DATA
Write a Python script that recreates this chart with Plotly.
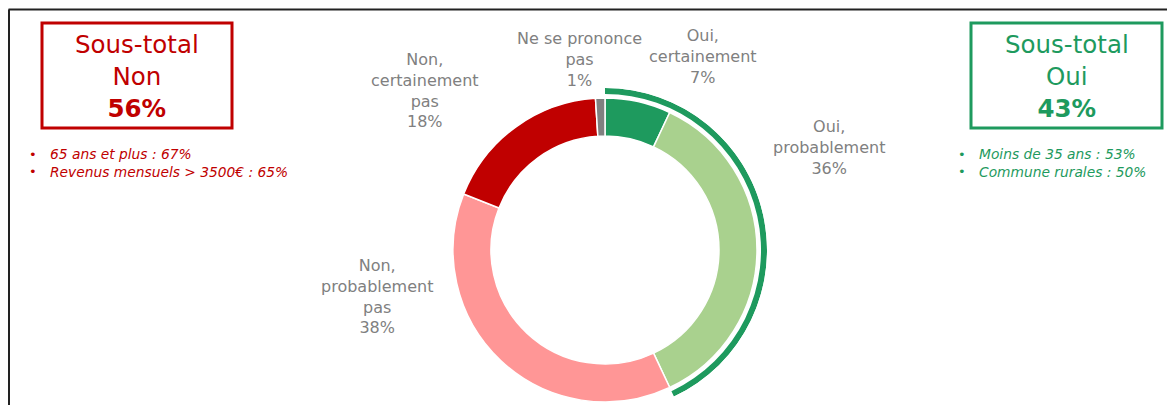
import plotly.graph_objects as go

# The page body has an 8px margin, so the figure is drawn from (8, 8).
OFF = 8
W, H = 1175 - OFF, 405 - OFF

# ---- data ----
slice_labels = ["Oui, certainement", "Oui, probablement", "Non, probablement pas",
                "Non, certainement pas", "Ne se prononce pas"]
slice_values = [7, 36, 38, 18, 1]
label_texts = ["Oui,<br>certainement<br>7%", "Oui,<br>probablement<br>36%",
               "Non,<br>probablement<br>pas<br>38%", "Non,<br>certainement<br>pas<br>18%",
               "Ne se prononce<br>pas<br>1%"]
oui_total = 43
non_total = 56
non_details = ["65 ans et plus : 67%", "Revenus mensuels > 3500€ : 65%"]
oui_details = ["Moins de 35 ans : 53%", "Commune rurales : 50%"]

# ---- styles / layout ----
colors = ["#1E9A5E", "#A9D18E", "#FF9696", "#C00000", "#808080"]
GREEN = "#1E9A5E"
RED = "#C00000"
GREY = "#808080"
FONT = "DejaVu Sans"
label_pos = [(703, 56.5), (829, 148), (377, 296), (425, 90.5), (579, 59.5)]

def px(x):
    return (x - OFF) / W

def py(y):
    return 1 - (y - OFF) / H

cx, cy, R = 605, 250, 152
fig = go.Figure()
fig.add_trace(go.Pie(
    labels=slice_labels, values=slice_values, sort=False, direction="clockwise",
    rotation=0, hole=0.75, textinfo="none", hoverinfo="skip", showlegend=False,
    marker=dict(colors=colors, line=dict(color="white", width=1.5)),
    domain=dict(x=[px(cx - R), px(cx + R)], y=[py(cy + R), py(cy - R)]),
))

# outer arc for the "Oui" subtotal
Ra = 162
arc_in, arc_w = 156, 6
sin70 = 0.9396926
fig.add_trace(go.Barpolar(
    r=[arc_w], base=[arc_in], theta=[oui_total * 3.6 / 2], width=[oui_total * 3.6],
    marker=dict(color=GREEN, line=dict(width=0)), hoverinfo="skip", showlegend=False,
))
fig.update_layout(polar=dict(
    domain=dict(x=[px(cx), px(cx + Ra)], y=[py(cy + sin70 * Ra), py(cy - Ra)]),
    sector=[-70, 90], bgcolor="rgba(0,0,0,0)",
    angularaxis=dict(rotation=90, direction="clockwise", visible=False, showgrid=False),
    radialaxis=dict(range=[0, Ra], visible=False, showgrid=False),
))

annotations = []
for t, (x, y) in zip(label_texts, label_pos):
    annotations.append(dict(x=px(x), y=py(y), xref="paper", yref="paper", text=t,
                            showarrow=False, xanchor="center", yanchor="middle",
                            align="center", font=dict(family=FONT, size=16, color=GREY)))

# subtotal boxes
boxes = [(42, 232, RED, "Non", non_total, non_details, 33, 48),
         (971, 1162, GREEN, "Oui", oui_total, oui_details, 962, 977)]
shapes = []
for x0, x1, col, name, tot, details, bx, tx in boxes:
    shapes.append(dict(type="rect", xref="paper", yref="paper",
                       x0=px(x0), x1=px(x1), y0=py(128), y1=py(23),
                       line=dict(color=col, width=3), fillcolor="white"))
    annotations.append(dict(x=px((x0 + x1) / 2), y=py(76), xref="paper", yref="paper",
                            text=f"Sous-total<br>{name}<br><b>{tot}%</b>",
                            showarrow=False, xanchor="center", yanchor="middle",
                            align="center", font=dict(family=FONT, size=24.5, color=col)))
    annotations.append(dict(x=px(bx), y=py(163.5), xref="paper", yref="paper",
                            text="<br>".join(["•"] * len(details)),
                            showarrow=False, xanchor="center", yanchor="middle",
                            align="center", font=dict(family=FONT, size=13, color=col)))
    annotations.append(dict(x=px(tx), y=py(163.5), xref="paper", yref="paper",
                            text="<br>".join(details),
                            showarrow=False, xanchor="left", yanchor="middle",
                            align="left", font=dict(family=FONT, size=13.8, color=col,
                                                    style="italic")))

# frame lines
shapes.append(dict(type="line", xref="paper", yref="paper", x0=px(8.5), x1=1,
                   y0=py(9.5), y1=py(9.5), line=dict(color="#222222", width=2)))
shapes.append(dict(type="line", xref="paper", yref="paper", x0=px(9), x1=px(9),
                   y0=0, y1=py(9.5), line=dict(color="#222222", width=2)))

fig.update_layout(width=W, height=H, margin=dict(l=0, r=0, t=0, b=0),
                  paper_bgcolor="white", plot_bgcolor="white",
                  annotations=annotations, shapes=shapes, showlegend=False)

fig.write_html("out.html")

WHAT THE TASK ASKS
Output exactly the span of lines from the top of the listing through the line holding "return 1 - (y - OFF) / H", and leave every picture out.

THE COMPLETED TASK
Write a Python script that recreates this chart with Plotly.
import plotly.graph_objects as go

# The page body has an 8px margin, so the figure is drawn from (8, 8).
OFF = 8
W, H = 1175 - OFF, 405 - OFF

# ---- data ----
slice_labels = ["Oui, certainement", "Oui, probablement", "Non, probablement pas",
                "Non, certainement pas", "Ne se prononce pas"]
slice_values = [7, 36, 38, 18, 1]
label_texts = ["Oui,<br>certainement<br>7%", "Oui,<br>probablement<br>36%",
               "Non,<br>probablement<br>pas<br>38%", "Non,<br>certainement<br>pas<br>18%",
               "Ne se prononce<br>pas<br>1%"]
oui_total = 43
non_total = 56
non_details = ["65 ans et plus : 67%", "Revenus mensuels > 3500€ : 65%"]
oui_details = ["Moins de 35 ans : 53%", "Commune rurales : 50%"]

# ---- styles / layout ----
colors = ["#1E9A5E", "#A9D18E", "#FF9696", "#C00000", "#808080"]
GREEN = "#1E9A5E"
RED = "#C00000"
GREY = "#808080"
FONT = "DejaVu Sans"
label_pos = [(703, 56.5), (829, 148), (377, 296), (425, 90.5), (579, 59.5)]

def px(x):
    return (x - OFF) / W

def py(y):
    return 1 - (y - OFF) / H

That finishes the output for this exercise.